The Criterion Restaurant built in 1874 at Piccadilly Circus, where it still remains, adjoins the theatre. In its Edwardian heyday The Actresses’ Franchise League held its meetings here, convenient to the theatre district.

Eustace Miles Restaurant opened at Chandos Place, Covent Garden in May 1906. A health guru, he ran his establishment with his wife, Hallie as a ‘Food Reform’ restaurant. Ellen Terry’s daughter, Edith Craig, who lived nearby in Bedford Street, sold Votes for Women from a pitch outside the restaurant.

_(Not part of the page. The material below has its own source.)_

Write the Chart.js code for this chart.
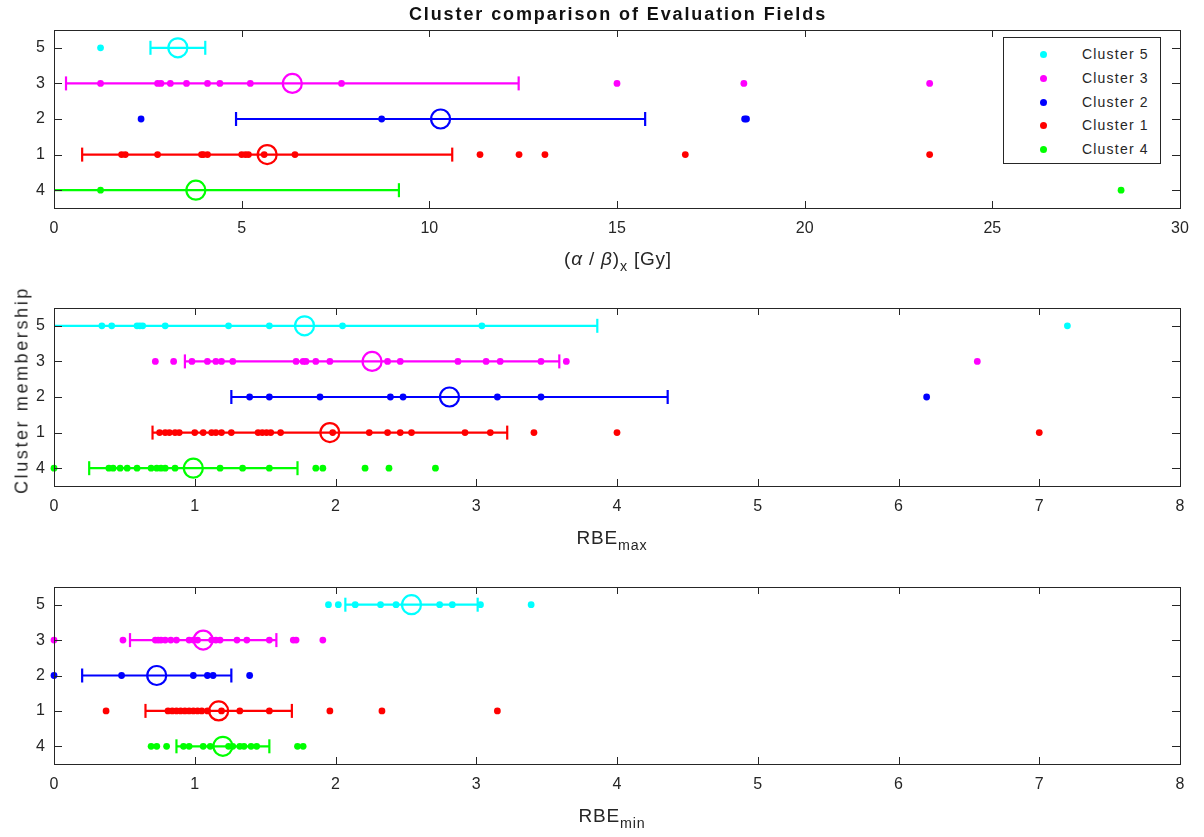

In March 1907, the WSPU chose the Eustace Miles for a breakfast celebrating the release from Holloway of the prisoners arrested as part of the deputation from the first Women’s Parliament. They hired a room for suffragist meetings and by those giving women-related talks. The restaurant flourished during the First World War when meatless cookery became a necessity and the restaurant stayed in business for over 30 years. Especial thanks to online articles of Jane Pettigrew and Elizabeth Crawford for this post and for lots of fascinating information about the suffrage movement and tea rooms, do visit these websites.

Parliament UK


Melissa Marsh said...

What a fascinating history! I had no idea tea shops came into being in such a way. History is always full of surprises. :)

Anita Davison said...

Thanks Melissa, as always, it's a struggle not to overload a novel with the research as I was so fascinated. Love your WWII Blog by the way, it's excellent.